Many authors have transitioned from adult fiction to young adult or children’s books recently. We caught up with author Maile Meloy to find out how she made the transition and find advice for other writers.

Meloy will publish her debut children’s book, The Apothecary, on October 4th. The Apothecary was written for a middle-grade audience. Meloy (pictured, via) built her career with two novels and two short story collections for adults.

Q: What advice do you have for authors looking to make the transition from writing for an adult audience to a middle-grade audience?
A: Make interesting stuff happen. I want that from books for adults, too, but I think kids are even more demanding than adults about plot—about what happens next. I also think there’s no need to write down for a younger audience, or to leave out words that seem hard. Kids are smart.

Q: What inspired you to write a children’s book when in the past, you published short stories and novels for adults? Did your writing process diverge from its normal path for The Apothecary?

A: I had just finished writing my last book and was trying to figure out what to do next, when my filmmaker friends Jennifer Flackett and Mark Levin said they had a movie idea about a mysterious apothecary but they thought it should be a novel first and that I should write it.

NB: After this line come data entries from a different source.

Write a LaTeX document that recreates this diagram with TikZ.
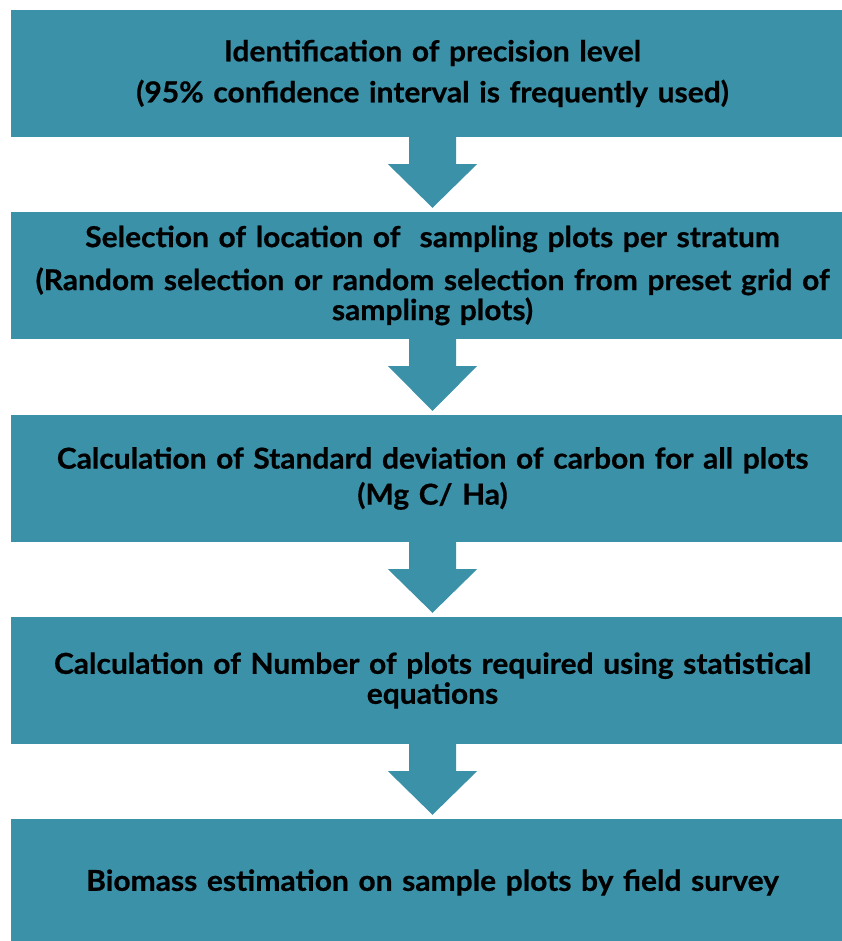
\documentclass[tikz,border=0pt]{standalone}
\usepackage{fontspec}
\setmainfont{Lato}[FakeStretch=1.04, BoldFeatures={FakeStretch=1.04, FakeBold=0.6}]
\usetikzlibrary{calc}
\definecolor{stagecol}{RGB}{58,145,168}

\begin{document}
\begin{tikzpicture}[x=1pt, y=1pt,
  font=\fontsize{28.8}{30}\selectfont\bfseries,
  stage/.style={fill=stagecol, minimum width=843pt, minimum height=127pt,
    text width=835pt, align=center, inner sep=0pt},
  flow/.style={fill=stagecol},
]
\useasboundingbox (0,0) rectangle (842,-941);
% stages
\node[stage] (prec) at (432.5,-73.5) {Identification of precision level\\[11pt]
  (95\% confidence interval is frequently used)};
\node[stage] (loc) at (432.5,-275.5) {Selection of location of\ \ sampling plots per stratum\\[13pt]
  (Random selection or random selection from preset grid of\\sampling plots)};
\node[stage] (sdev) at (432.5,-478.5) {Calculation of Standard deviation of carbon for all plots\\[6pt]
  (Mg C/ Ha)};
\node[stage] (nplot) at (432.5,-680.5) {Calculation of Number of plots required using statistical\\equations};
\node[stage] (biom) at (432.5,-882.5) {Biomass estimation on sample plots by field survey};
% arrows
\foreach \a/\b in {prec/loc, loc/sdev, sdev/nplot, nplot/biom}
  \fill[flow] (\a.south) +(-23.5,0) -- +(23.5,0) -- +(23.5,-27) -- +(44.5,-27)
    -- ([yshift=4pt]\b.north) -- ($(\a.south)+(-44.5,-27)$) -- ($(\a.south)+(-23.5,-27)$) -- cycle;
\end{tikzpicture}
\end{document}
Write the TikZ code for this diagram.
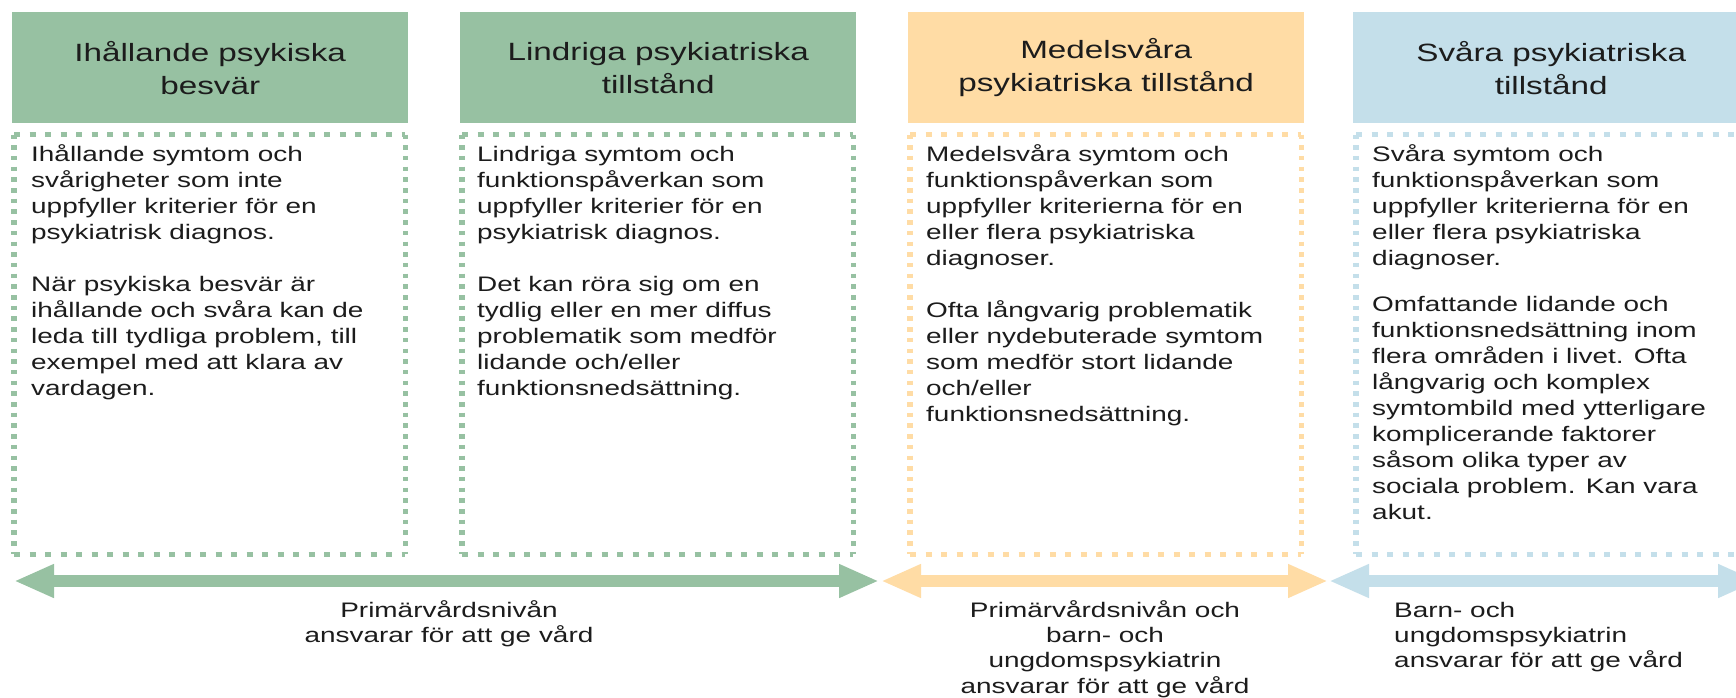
\documentclass[tikz,border=0pt]{standalone}
\usepackage{fontspec}
\setmainfont{Liberation Sans}[FakeStretch=1.33]
\usetikzlibrary{arrows.meta}
\definecolor{cgreen}{HTML}{97C1A2}
\definecolor{corange}{HTML}{FFDCA5}
\definecolor{cblue}{HTML}{C4DFEA}
\definecolor{ctext}{HTML}{1C1C1C}
\newcommand{\fl}{\rule{0pt}{20pt}}
\begin{document}
\begin{tikzpicture}[x=1pt,y=-1pt,
  headbox/.style={anchor=north west, minimum width=396pt, minimum height=111pt, inner sep=0pt, align=center, font=\fontsize{25}{33}\selectfont, text=ctext},
  dotframe/.style={anchor=north west, minimum width=391pt, minimum height=419.5pt, inner sep=0pt},
  hdots/.style={line width=4.5pt, dash pattern=on 6pt off 9.5pt},
  vdots/.style={line width=5.5pt, dash pattern=on 4.5pt off 6.2pt},
  bodytxt/.style={anchor=north west, inner sep=0pt, align=left, font=\fontsize{21}{26}\selectfont, text=ctext},
  lbl/.style={anchor=north, inner sep=0pt, font=\fontsize{21}{25.3}\selectfont, text=ctext},
  dbl/.style={line width=11.7pt, {Triangle[length=40pt,width=31pt]}-{Triangle[length=40pt,width=31pt]}},
]
\useasboundingbox[fill=white] (0,0) rectangle (1736,698);

% headers
\node[headbox, fill=cgreen]  (h1) at (12,12)   {Ihållande psykiska\\besvär};
\node[headbox, fill=cgreen]  (h2) at (460,12)  {Lindriga psykiatriska\\tillstånd};
\node[headbox, fill=corange] (h3) at (908,12)  {Medelsvåra\\psykiatriska tillstånd};
\node[headbox, fill=cblue]   (h4) at (1353,12) {Svåra psykiatriska\\tillstånd};

% dotted frames
\node[dotframe] (f1) at (14,134.5) {};
\node[dotframe] (f2) at (462,134.5) {};
\node[dotframe] (f3) at (910,134.5) {};
\node[dotframe] (f4) at (1356,134.5) {};
\foreach \f/\c in {f1/cgreen,f2/cgreen,f3/corange,f4/cblue}{
  \draw[hdots,\c] (\f.north west) -- (\f.north east);
  \draw[hdots,\c] (\f.south west) -- (\f.south east);
  \draw[vdots,\c] (\f.north west) -- (\f.south west);
  \draw[vdots,\c] (\f.north east) -- (\f.south east);
}

% body texts
\node[bodytxt] (t1) at (31,141) {\fl Ihållande symtom och\\svårigheter som inte\\uppfyller kriterier för en\\psykiatrisk diagnos.\\[26pt]När psykiska besvär är\\ihållande och svåra kan de\\leda till tydliga problem, till\\exempel med att klara av\\vardagen.};
\node[bodytxt] (t2) at (477,141) {\fl Lindriga symtom och\\funktionspåverkan som\\uppfyller kriterier för en\\psykiatrisk diagnos.\\[26pt]Det kan röra sig om en\\tydlig eller en mer diffus\\problematik som medför\\lidande och/eller\\funktionsnedsättning.};
\node[bodytxt] (t3) at (926,141) {\fl Medelsvåra symtom och\\funktionspåverkan som\\uppfyller kriterierna för en\\eller flera psykiatriska\\diagnoser.\\[26pt]Ofta långvarig problematik\\eller nydebuterade symtom\\som medför stort lidande\\och/eller\\funktionsnedsättning.};
\node[bodytxt] (t4) at (1372,141) {\fl Svåra symtom och\\funktionspåverkan som\\uppfyller kriterierna för en\\eller flera psykiatriska\\diagnoser.\\[20pt]Omfattande lidande och\\funktionsnedsättning inom\\flera områden i livet. Ofta\\långvarig och komplex\\symtombild med ytterligare\\komplicerande faktorer\\såsom olika typer av\\sociala problem. Kan vara\\akut.};

% arrows
\coordinate (gL) at (14,581);   \coordinate (gR) at (879,581);
\coordinate (oL) at (881,581);  \coordinate (oR) at (1328,581);
\coordinate (bL) at (1329,581); \coordinate (bR) at (1758,581);
\draw[dbl,cgreen]  (gL) -- (gR);
\draw[dbl,corange] (oL) -- (oR);
\draw[dbl,cblue]   (bL) -- (bR);

% labels
\node[lbl, align=center] (l1) at (449,597) {\fl Primärvårdsnivån\\ansvarar för att ge vård};
\node[lbl, align=center] (l2) at (1105,597) {\fl Primärvårdsnivån och\\barn- och\\ungdomspsykiatrin\\ansvarar för att ge vård};
\node[lbl, align=left, anchor=north west] (l3) at (1394,597) {\fl Barn- och\\ungdomspsykiatrin\\ansvarar för att ge vård};
\end{tikzpicture}
\end{document}
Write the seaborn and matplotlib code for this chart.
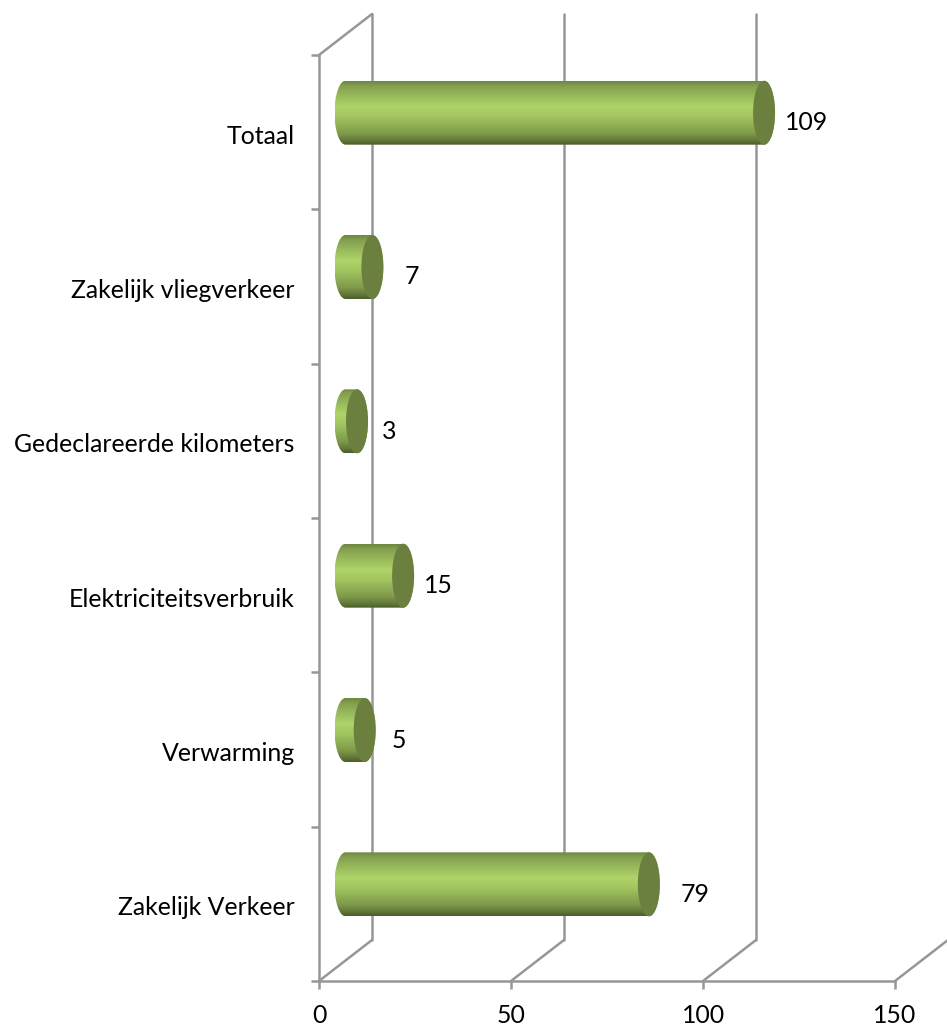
import numpy as np
import pandas as pd
import matplotlib.pyplot as plt
from matplotlib.colors import LinearSegmentedColormap
from matplotlib.patches import Ellipse, PathPatch
from matplotlib.path import Path
from matplotlib.transforms import ScaledTranslation
import seaborn as sns

categories = ["Totaal", "Zakelijk vliegverkeer", "Gedeclareerde kilometers",
              "Elektriciteitsverbruik", "Verwarming", "Zakelijk Verkeer"]
values = [109, 7, 3, 15, 5, 79]
x_ticks = [0, 50, 100, 150]

# --- layout ---
W, H = 947, 1026
LEFT, RIGHT, TOP, BOTTOM = 319, 895, 55, 981
PX_X = (RIGHT - LEFT) / 150
PX_Y = (BOTTOM - TOP) / len(categories)
DEPTH_X = 53 / PX_X
DEPTH_Y = 41 / PX_Y
CAP_W = 22 / PX_X
BAR_H = 64 / PX_Y
GRID = "#979797"
LW = 1.8
FS = 17.9
# how far each value label sits from the end of its bar, in data units
label_gap = [2.7, 5.5, 3.5, 2.5, 4.2, 5.5]

sns.set_theme(style="white")
plt.rcParams["font.family"] = ["Lato", "DejaVu Sans"]

fig = plt.figure(figsize=(W / 100, H / 100), dpi=100)
ax = fig.add_axes([LEFT / W, 1 - BOTTOM / H, (RIGHT - LEFT) / W, (BOTTOM - TOP) / H])

df = pd.DataFrame({"category": categories, "value": values})
sns.barplot(data=df, x="value", y="category", order=categories, orient="h",
            width=BAR_H, color="#aed268", ax=ax)

ax.set_xlim(0, 150)
ax.set_ylim(len(categories) - 0.5, -0.5)
y0, y1 = ax.get_ylim()

# back wall gridlines and the floor diagonals
for t in x_ticks:
    ax.plot([t + DEPTH_X, t + DEPTH_X], [y0 - DEPTH_Y, y1 - DEPTH_Y], color=GRID, lw=LW,
            clip_on=False, zorder=1)
    ax.plot([t, t + DEPTH_X], [y0, y0 - DEPTH_Y], color=GRID, lw=LW, clip_on=False, zorder=1)
ax.plot([0, DEPTH_X], [y1, y1 - DEPTH_Y], color=GRID, lw=LW, clip_on=False, zorder=1)

# redraw the seaborn bars as cylinders, standing halfway into the depth
cyl = LinearSegmentedColormap.from_list("cyl", [
    (0.0, "#6d873f"), (0.08, "#84a04f"), (0.40, "#afd469"), (0.55, "#a3c661"),
    (0.82, "#7f9a4b"), (0.94, "#5f7536"), (1.0, "#4c5d2b")])
grad = np.linspace(0, 1, 256).reshape(-1, 1)

for bar, cat, val, gap in zip(list(ax.patches), categories, values, label_gap):
    bar.set_visible(False)
    yc = bar.get_y() + bar.get_height() / 2 - DEPTH_Y / 2 + 1 / PX_Y
    top, bot = yc - BAR_H / 2, yc + BAR_H / 2
    x_a = DEPTH_X / 2
    x_b = x_a + bar.get_width()
    r = CAP_W / 2
    k = 0.5523
    # body outline with rounded left end and rounded right end
    verts = [(x_a, top), (x_b, top),
             (x_b + r * k, top), (x_b + r, yc - BAR_H / 2 * k), (x_b + r, yc),
             (x_b + r, yc + BAR_H / 2 * k), (x_b + r * k, bot), (x_b, bot),
             (x_a, bot),
             (x_a - r * k, bot), (x_a - r, yc + BAR_H / 2 * k), (x_a - r, yc),
             (x_a - r, yc - BAR_H / 2 * k), (x_a - r * k, top), (x_a, top)]
    codes = [Path.MOVETO, Path.LINETO,
             Path.CURVE4, Path.CURVE4, Path.CURVE4, Path.CURVE4, Path.CURVE4, Path.CURVE4,
             Path.LINETO,
             Path.CURVE4, Path.CURVE4, Path.CURVE4, Path.CURVE4, Path.CURVE4, Path.CURVE4]
    outline = PathPatch(Path(verts, codes), fc="none", ec="none", transform=ax.transData)
    ax.add_patch(outline)
    im = ax.imshow(grad, cmap=cyl, aspect="auto", origin="upper", zorder=3,
                   extent=[x_a - r, x_b + r, bot, top])
    im.set_clip_path(outline)
    ax.add_patch(Ellipse((x_b, yc), CAP_W, BAR_H, fc="#6b7f3f", ec="none", zorder=4))
    ax.text(x_b + r + gap, yc + 10 / PX_Y, str(val), ha="left", va="center",
            fontsize=FS, color="black", zorder=5)

ax.set_xlim(0, 150)
ax.set_ylim(y0, y1)

# spines and ticks
sns.despine(ax=ax, top=True, right=True)
for side in ["left", "bottom"]:
    ax.spines[side].set_color(GRID)
    ax.spines[side].set_linewidth(LW)
ax.set_xlabel("")
ax.set_ylabel("")
ax.set_xticks(x_ticks)
ax.set_xticklabels([str(t) for t in x_ticks], fontsize=FS, color="black")
ax.set_yticks(range(len(categories)))
ax.set_yticklabels(categories, fontsize=FS, color="black")
ax.set_yticks(np.arange(-0.5, len(categories)), minor=True)
ax.tick_params(axis="y", which="major", length=0, pad=17.5)
ax.tick_params(axis="y", which="minor", length=5.8, width=LW, color=GRID, left=True)
ax.tick_params(axis="x", length=5.8, width=LW, color=GRID, bottom=True, pad=11)
for lab in ax.get_yticklabels():
    lab.set_transform(lab.get_transform() + ScaledTranslation(0, -2 / 100, fig.dpi_scale_trans))
ax.patch.set_alpha(0)

fig.savefig("out.png", dpi=100, facecolor="white")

I said very blithely that I would try, not knowing that it would take over my life. The first draft was a delight and a revelation, and I wrote it really quickly. I didn’t know where the story was going, or if there were rules about writing kids’ books, and I didn’t worry about whether it was bad or good; I just felt like I was along on the adventure. Then I had to go back and make the puzzle-like plot work, and it became more like the hard work of writing a novel. In that way it was like my normal process: I always throw away at least as many pages as I keep—getting rid of scenes and characters and chapters—as I figure out the story. It’s not very efficient.

Q: Describe the research process you went through for The Apothecary.
A: I had just read David Kynaston’s Austerity Britain, 1946-1951, which collects stories of Britain after the war from people who were there. It was the perfect book to read before writing a novel set in London in the early 1950s. I read a little about the Chelsea Physic Garden and apothecaries’ measures and alchemy, and then I started writing.

I tend to do research late, after I have the story down. If I do too much, too early, it gets in my way. After I had a draft, I went to London, to the Chelsea Physic Garden and the Imperial War Museum, which is my favorite museum. I put a Morrison bomb shelter from the museum in the next draft. I listened to oral histories about the experience of British children in the war. I read about the development of atomic weapons. And I cornered a chess genius at a dinner party and got plausible opening moves for a chess game played in 1952 between a skilled English boy and an American girl who’s trying to be bold, so I could replace my vague placeholder sentences: ‘Janie pushed out a pawn.’ I knew what the scene was, I just needed the right details.

Q: The Apothecary features some great illustrations by Ian Schoenherr; what do you think is the best way for a writer to collaborate with an illustrator?
A: I think it should be just that: a collaboration. I had put clip art at the beginning of each chapter, with a picture of something that would appear in that chapter. Ian used a few of those objects, and continued the idea that the opening image should build suspense about the chapter, but he went way beyond my little boxed images. I was limited by what I could find in photographs. He chose perfect moments and scenes from the book to illustrate, and his paintings wrap around the text, across the top or bottom of the page. They’re so beautiful, and Ryan the designer and Cecilia the art director showed me the sketches as they came in, so we could have a dialogue about it. There’s a character in the book with a wooden leg, and in the manuscript it was just a peg, but Ian drew an articulated leg with buckled straps, a boot, and visible nails to hold the sock up. I started to say, ‘Oh, that’s not the right kind of…’ and then I shut up and went back and changed the text. His leg was better.

Q: What’s next for you in your writing career?
A: I have a novel for adults in mind, but I haven’t found my way into it yet. In the meantime I’ve been writing another Apothecary book, picking up Janie and Benjamin two years later. I’m trying to think hard about the story as I go, so I won’t have to throw out as much as I usually do, but that’s just an experiment. I’ll see if it works.